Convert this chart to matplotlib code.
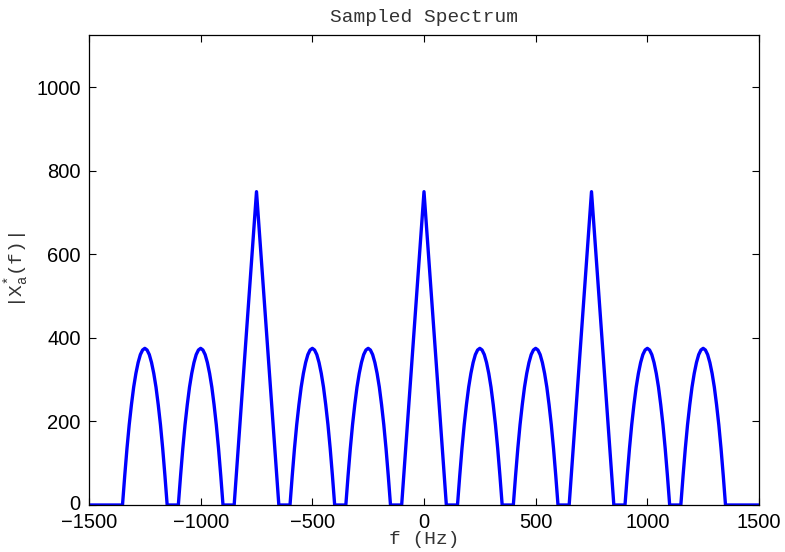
#!/usr/bin/env python3
# -*- coding: utf-8 -*-

import numpy as np
import matplotlib as mpl
mpl.use("Agg")
from matplotlib import pyplot as plt
from matplotlib.transforms import ScaledTranslation

# spectral replicas: rounded lobes and sharp aliased peaks (Hz)
lobe_centers = [-1250, -1000, -500, -250, 250, 500, 1000, 1250]
peak_centers = [-750, 0, 750]

# lobe profile, offset from centre (Hz) and |Xa*(f)|
lobe_offsets = [-100, -90, -80, -70, -60, -50, -40, -30, -20, -10, 0,
                10, 20, 30, 40, 50, 60, 70, 80, 90, 100]
lobe_heights = [0, 70, 135, 192, 240, 282, 315, 341, 360, 371, 375,
                371, 360, 341, 315, 282, 240, 192, 135, 70, 0]

# peak profile
peak_offsets = [-100, -50, 0, 50, 100]
peak_heights = [0, 375, 750, 375, 0]

f_range = [-1500, 1500]


def build_curve():
    parts = [(c, lobe_offsets, lobe_heights) for c in lobe_centers]
    parts += [(c, peak_offsets, peak_heights) for c in peak_centers]
    parts.sort(key=lambda p: p[0])
    f = [f_range[0]]
    mag = [0.]
    for c, offs, hs in parts:
        f += [c + o for o in offs]
        mag += list(hs)
    f.append(f_range[1])
    mag.append(0.)
    return np.array(f, dtype=float), np.array(mag, dtype=float)


def main():
    plt.rcParams['font.family'] = ['Liberation Sans', 'DejaVu Sans']
    plt.rcParams['mathtext.fontset'] = 'custom'
    plt.rcParams['mathtext.rm'] = 'Liberation Mono'
    plt.rcParams['mathtext.it'] = 'Liberation Mono'

    fig = plt.figure(figsize=(7.85, 5.52), dpi=100)
    ax = fig.add_axes([89/785, 47/552, 670/785, 470/552])

    f, mag = build_curve()
    ax.plot(f, mag, color='#0000ff', lw=2.4, solid_joinstyle='round')

    ax.set_xlim(*f_range)
    ax.set_ylim(0, 1125)
    ax.set_xticks(np.arange(-1500, 1501, 500))
    ax.set_yticks(np.arange(0, 1001, 200))
    ax.tick_params(direction='in', length=5, width=0.8, top=True, right=True,
                   labelsize=14.5)
    ax.tick_params(axis='x', pad=6)
    ax.tick_params(axis='y', pad=6)
    for s in ax.spines.values():
        s.set_linewidth(0.9)

    # lift the "0" a touch so it clears the -1500 below it
    fig.canvas.draw()
    lab0 = ax.get_yticklabels()[0]
    lab0.set_transform(lab0.get_transform() +
                       ScaledTranslation(0, 2/72, fig.dpi_scale_trans))

    mono = dict(family='Liberation Mono', fontsize=14, color='#333333')
    ax.set_title('Sampled Spectrum', pad=9, **mono)
    ax.set_xlabel('f (Hz)', labelpad=-1, **mono)
    ax.set_ylabel(r'|X$_{\mathrm{a}}^{\mathrm{*}}$(f)|', labelpad=4, **mono)

    plt.savefig('out.png', dpi=100)


if __name__ == "__main__":
    main()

□ □ □ □ □ □ □

Pictures are excluded: retype only the lines from the beginning of the listing above through the line with "from matplotlib.transforms import", both included.

### Result of this task
Convert this chart to matplotlib code.
#!/usr/bin/env python3
# -*- coding: utf-8 -*-

import numpy as np
import matplotlib as mpl
mpl.use("Agg")
from matplotlib import pyplot as plt
from matplotlib.transforms import ScaledTranslation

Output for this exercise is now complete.